-- START OF Material --
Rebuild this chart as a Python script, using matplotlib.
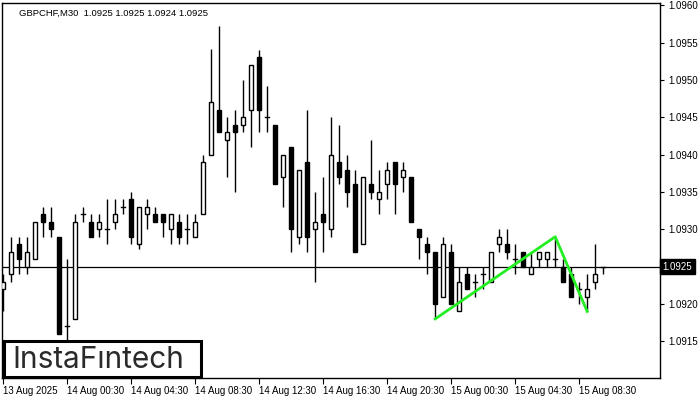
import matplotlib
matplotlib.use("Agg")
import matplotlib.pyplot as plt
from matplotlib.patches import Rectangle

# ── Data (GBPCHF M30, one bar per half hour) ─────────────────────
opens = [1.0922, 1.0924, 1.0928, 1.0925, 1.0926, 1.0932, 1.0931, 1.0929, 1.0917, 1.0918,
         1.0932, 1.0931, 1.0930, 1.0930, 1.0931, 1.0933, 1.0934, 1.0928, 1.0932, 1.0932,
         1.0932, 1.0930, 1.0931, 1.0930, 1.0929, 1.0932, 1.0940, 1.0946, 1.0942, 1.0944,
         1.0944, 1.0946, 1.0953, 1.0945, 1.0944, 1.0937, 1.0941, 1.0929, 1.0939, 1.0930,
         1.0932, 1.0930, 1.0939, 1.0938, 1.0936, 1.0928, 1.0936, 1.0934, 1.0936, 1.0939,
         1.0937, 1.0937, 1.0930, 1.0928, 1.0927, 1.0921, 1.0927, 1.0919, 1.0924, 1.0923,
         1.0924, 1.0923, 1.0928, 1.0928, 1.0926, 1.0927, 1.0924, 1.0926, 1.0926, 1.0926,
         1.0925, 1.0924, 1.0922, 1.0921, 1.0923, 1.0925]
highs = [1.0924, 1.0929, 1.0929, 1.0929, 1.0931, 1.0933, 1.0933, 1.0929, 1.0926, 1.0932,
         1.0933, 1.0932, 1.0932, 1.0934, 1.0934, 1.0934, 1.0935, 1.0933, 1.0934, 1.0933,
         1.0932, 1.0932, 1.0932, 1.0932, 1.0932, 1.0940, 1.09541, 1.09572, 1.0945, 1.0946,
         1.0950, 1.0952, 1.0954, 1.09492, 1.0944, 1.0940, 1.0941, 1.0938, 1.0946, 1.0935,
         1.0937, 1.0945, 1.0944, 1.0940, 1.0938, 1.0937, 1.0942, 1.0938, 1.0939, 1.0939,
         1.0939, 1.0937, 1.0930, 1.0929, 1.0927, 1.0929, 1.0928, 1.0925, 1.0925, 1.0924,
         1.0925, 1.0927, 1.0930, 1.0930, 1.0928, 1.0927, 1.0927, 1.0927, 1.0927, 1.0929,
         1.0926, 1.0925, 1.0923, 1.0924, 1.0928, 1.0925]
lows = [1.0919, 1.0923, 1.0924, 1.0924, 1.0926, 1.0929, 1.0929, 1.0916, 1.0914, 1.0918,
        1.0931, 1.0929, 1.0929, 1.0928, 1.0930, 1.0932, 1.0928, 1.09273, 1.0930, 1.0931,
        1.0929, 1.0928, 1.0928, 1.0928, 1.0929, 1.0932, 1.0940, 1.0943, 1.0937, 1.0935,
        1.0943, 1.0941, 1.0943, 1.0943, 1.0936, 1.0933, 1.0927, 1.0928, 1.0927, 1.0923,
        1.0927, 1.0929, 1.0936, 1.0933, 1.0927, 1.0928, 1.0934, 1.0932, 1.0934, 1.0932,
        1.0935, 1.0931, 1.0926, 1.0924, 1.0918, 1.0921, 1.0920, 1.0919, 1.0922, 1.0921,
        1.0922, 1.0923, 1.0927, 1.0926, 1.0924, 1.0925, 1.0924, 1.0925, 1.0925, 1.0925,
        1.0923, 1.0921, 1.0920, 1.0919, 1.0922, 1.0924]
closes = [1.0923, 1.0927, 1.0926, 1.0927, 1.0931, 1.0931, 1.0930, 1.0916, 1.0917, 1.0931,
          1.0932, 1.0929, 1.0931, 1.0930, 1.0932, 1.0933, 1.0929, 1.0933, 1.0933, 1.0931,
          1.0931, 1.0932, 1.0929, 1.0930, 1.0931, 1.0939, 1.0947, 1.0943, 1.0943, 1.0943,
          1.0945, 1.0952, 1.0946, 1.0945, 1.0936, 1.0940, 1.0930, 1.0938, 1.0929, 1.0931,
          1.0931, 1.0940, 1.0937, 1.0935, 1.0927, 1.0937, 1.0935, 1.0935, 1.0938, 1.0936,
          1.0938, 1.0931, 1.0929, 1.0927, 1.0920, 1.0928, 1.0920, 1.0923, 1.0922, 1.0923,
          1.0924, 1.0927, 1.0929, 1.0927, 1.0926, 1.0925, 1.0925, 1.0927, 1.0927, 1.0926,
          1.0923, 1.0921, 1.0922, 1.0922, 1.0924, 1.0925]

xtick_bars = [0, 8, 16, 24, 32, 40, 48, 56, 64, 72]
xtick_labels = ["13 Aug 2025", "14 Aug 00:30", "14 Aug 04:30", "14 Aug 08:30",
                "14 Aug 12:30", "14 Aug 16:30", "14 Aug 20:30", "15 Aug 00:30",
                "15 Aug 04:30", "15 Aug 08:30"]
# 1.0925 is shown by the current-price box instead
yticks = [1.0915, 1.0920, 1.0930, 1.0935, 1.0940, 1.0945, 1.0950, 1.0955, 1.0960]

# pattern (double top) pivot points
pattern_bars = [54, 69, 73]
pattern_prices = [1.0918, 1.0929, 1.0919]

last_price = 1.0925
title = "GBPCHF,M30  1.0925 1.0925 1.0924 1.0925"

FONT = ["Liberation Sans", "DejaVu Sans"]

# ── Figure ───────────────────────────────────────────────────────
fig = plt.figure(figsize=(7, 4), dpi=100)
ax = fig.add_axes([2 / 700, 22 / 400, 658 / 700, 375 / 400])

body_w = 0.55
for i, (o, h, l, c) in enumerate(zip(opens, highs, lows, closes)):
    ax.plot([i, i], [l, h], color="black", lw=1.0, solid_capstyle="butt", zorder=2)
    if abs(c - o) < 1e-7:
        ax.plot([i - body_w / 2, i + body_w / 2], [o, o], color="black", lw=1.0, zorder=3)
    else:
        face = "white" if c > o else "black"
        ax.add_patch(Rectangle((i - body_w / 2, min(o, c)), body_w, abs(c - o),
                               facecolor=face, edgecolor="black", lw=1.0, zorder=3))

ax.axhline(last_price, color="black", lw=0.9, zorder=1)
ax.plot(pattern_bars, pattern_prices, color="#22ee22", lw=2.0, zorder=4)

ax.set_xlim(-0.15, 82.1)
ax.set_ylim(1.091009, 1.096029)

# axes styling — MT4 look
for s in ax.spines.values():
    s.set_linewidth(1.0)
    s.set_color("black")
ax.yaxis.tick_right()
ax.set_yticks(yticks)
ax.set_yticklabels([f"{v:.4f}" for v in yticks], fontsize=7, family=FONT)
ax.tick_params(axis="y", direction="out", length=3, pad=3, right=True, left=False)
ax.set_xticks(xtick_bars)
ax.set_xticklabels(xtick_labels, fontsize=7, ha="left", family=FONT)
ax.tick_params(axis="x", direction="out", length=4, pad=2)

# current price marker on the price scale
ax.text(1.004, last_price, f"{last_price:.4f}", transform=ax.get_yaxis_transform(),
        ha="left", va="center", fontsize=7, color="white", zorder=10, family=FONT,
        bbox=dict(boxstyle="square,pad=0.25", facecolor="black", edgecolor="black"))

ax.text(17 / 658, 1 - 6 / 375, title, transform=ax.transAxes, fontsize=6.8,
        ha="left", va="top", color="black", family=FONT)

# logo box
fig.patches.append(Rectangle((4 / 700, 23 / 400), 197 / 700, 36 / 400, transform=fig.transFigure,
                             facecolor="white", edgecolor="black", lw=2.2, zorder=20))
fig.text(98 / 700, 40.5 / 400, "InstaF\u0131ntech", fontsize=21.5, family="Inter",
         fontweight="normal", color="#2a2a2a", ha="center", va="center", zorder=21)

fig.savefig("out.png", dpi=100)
-- END OF Material --
Every line of text is to be repeated exactly; pictures are left out.

• **Reply to the task**:
Rebuild this chart as a Python script, using matplotlib.
import matplotlib
matplotlib.use("Agg")
import matplotlib.pyplot as plt
from matplotlib.patches import Rectangle

# ── Data (GBPCHF M30, one bar per half hour) ─────────────────────
opens = [1.0922, 1.0924, 1.0928, 1.0925, 1.0926, 1.0932, 1.0931, 1.0929, 1.0917, 1.0918,
         1.0932, 1.0931, 1.0930, 1.0930, 1.0931, 1.0933, 1.0934, 1.0928, 1.0932, 1.0932,
         1.0932, 1.0930, 1.0931, 1.0930, 1.0929, 1.0932, 1.0940, 1.0946, 1.0942, 1.0944,
         1.0944, 1.0946, 1.0953, 1.0945, 1.0944, 1.0937, 1.0941, 1.0929, 1.0939, 1.0930,
         1.0932, 1.0930, 1.0939, 1.0938, 1.0936, 1.0928, 1.0936, 1.0934, 1.0936, 1.0939,
         1.0937, 1.0937, 1.0930, 1.0928, 1.0927, 1.0921, 1.0927, 1.0919, 1.0924, 1.0923,
         1.0924, 1.0923, 1.0928, 1.0928, 1.0926, 1.0927, 1.0924, 1.0926, 1.0926, 1.0926,
         1.0925, 1.0924, 1.0922, 1.0921, 1.0923, 1.0925]
highs = [1.0924, 1.0929, 1.0929, 1.0929, 1.0931, 1.0933, 1.0933, 1.0929, 1.0926, 1.0932,
         1.0933, 1.0932, 1.0932, 1.0934, 1.0934, 1.0934, 1.0935, 1.0933, 1.0934, 1.0933,
         1.0932, 1.0932, 1.0932, 1.0932, 1.0932, 1.0940, 1.09541, 1.09572, 1.0945, 1.0946,
         1.0950, 1.0952, 1.0954, 1.09492, 1.0944, 1.0940, 1.0941, 1.0938, 1.0946, 1.0935,
         1.0937, 1.0945, 1.0944, 1.0940, 1.0938, 1.0937, 1.0942, 1.0938, 1.0939, 1.0939,
         1.0939, 1.0937, 1.0930, 1.0929, 1.0927, 1.0929, 1.0928, 1.0925, 1.0925, 1.0924,
         1.0925, 1.0927, 1.0930, 1.0930, 1.0928, 1.0927, 1.0927, 1.0927, 1.0927, 1.0929,
         1.0926, 1.0925, 1.0923, 1.0924, 1.0928, 1.0925]
lows = [1.0919, 1.0923, 1.0924, 1.0924, 1.0926, 1.0929, 1.0929, 1.0916, 1.0914, 1.0918,
        1.0931, 1.0929, 1.0929, 1.0928, 1.0930, 1.0932, 1.0928, 1.09273, 1.0930, 1.0931,
        1.0929, 1.0928, 1.0928, 1.0928, 1.0929, 1.0932, 1.0940, 1.0943, 1.0937, 1.0935,
        1.0943, 1.0941, 1.0943, 1.0943, 1.0936, 1.0933, 1.0927, 1.0928, 1.0927, 1.0923,
        1.0927, 1.0929, 1.0936, 1.0933, 1.0927, 1.0928, 1.0934, 1.0932, 1.0934, 1.0932,
        1.0935, 1.0931, 1.0926, 1.0924, 1.0918, 1.0921, 1.0920, 1.0919, 1.0922, 1.0921,
        1.0922, 1.0923, 1.0927, 1.0926, 1.0924, 1.0925, 1.0924, 1.0925, 1.0925, 1.0925,
        1.0923, 1.0921, 1.0920, 1.0919, 1.0922, 1.0924]
closes = [1.0923, 1.0927, 1.0926, 1.0927, 1.0931, 1.0931, 1.0930, 1.0916, 1.0917, 1.0931,
          1.0932, 1.0929, 1.0931, 1.0930, 1.0932, 1.0933, 1.0929, 1.0933, 1.0933, 1.0931,
          1.0931, 1.0932, 1.0929, 1.0930, 1.0931, 1.0939, 1.0947, 1.0943, 1.0943, 1.0943,
          1.0945, 1.0952, 1.0946, 1.0945, 1.0936, 1.0940, 1.0930, 1.0938, 1.0929, 1.0931,
          1.0931, 1.0940, 1.0937, 1.0935, 1.0927, 1.0937, 1.0935, 1.0935, 1.0938, 1.0936,
          1.0938, 1.0931, 1.0929, 1.0927, 1.0920, 1.0928, 1.0920, 1.0923, 1.0922, 1.0923,
          1.0924, 1.0927, 1.0929, 1.0927, 1.0926, 1.0925, 1.0925, 1.0927, 1.0927, 1.0926,
          1.0923, 1.0921, 1.0922, 1.0922, 1.0924, 1.0925]

xtick_bars = [0, 8, 16, 24, 32, 40, 48, 56, 64, 72]
xtick_labels = ["13 Aug 2025", "14 Aug 00:30", "14 Aug 04:30", "14 Aug 08:30",
                "14 Aug 12:30", "14 Aug 16:30", "14 Aug 20:30", "15 Aug 00:30",
                "15 Aug 04:30", "15 Aug 08:30"]
# 1.0925 is shown by the current-price box instead
yticks = [1.0915, 1.0920, 1.0930, 1.0935, 1.0940, 1.0945, 1.0950, 1.0955, 1.0960]

# pattern (double top) pivot points
pattern_bars = [54, 69, 73]
pattern_prices = [1.0918, 1.0929, 1.0919]

last_price = 1.0925
title = "GBPCHF,M30  1.0925 1.0925 1.0924 1.0925"

FONT = ["Liberation Sans", "DejaVu Sans"]

# ── Figure ───────────────────────────────────────────────────────
fig = plt.figure(figsize=(7, 4), dpi=100)
ax = fig.add_axes([2 / 700, 22 / 400, 658 / 700, 375 / 400])

body_w = 0.55
for i, (o, h, l, c) in enumerate(zip(opens, highs, lows, closes)):
    ax.plot([i, i], [l, h], color="black", lw=1.0, solid_capstyle="butt", zorder=2)
    if abs(c - o) < 1e-7:
        ax.plot([i - body_w / 2, i + body_w / 2], [o, o], color="black", lw=1.0, zorder=3)
    else:
        face = "white" if c > o else "black"
        ax.add_patch(Rectangle((i - body_w / 2, min(o, c)), body_w, abs(c - o),
                               facecolor=face, edgecolor="black", lw=1.0, zorder=3))

ax.axhline(last_price, color="black", lw=0.9, zorder=1)
ax.plot(pattern_bars, pattern_prices, color="#22ee22", lw=2.0, zorder=4)

ax.set_xlim(-0.15, 82.1)
ax.set_ylim(1.091009, 1.096029)

# axes styling — MT4 look
for s in ax.spines.values():
    s.set_linewidth(1.0)
    s.set_color("black")
ax.yaxis.tick_right()
ax.set_yticks(yticks)
ax.set_yticklabels([f"{v:.4f}" for v in yticks], fontsize=7, family=FONT)
ax.tick_params(axis="y", direction="out", length=3, pad=3, right=True, left=False)
ax.set_xticks(xtick_bars)
ax.set_xticklabels(xtick_labels, fontsize=7, ha="left", family=FONT)
ax.tick_params(axis="x", direction="out", length=4, pad=2)

# current price marker on the price scale
ax.text(1.004, last_price, f"{last_price:.4f}", transform=ax.get_yaxis_transform(),
        ha="left", va="center", fontsize=7, color="white", zorder=10, family=FONT,
        bbox=dict(boxstyle="square,pad=0.25", facecolor="black", edgecolor="black"))

ax.text(17 / 658, 1 - 6 / 375, title, transform=ax.transAxes, fontsize=6.8,
        ha="left", va="top", color="black", family=FONT)

# logo box
fig.patches.append(Rectangle((4 / 700, 23 / 400), 197 / 700, 36 / 400, transform=fig.transFigure,
                             facecolor="white", edgecolor="black", lw=2.2, zorder=20))
fig.text(98 / 700, 40.5 / 400, "InstaF\u0131ntech", fontsize=21.5, family="Inter",
         fontweight="normal", color="#2a2a2a", ha="center", va="center", zorder=21)

fig.savefig("out.png", dpi=100)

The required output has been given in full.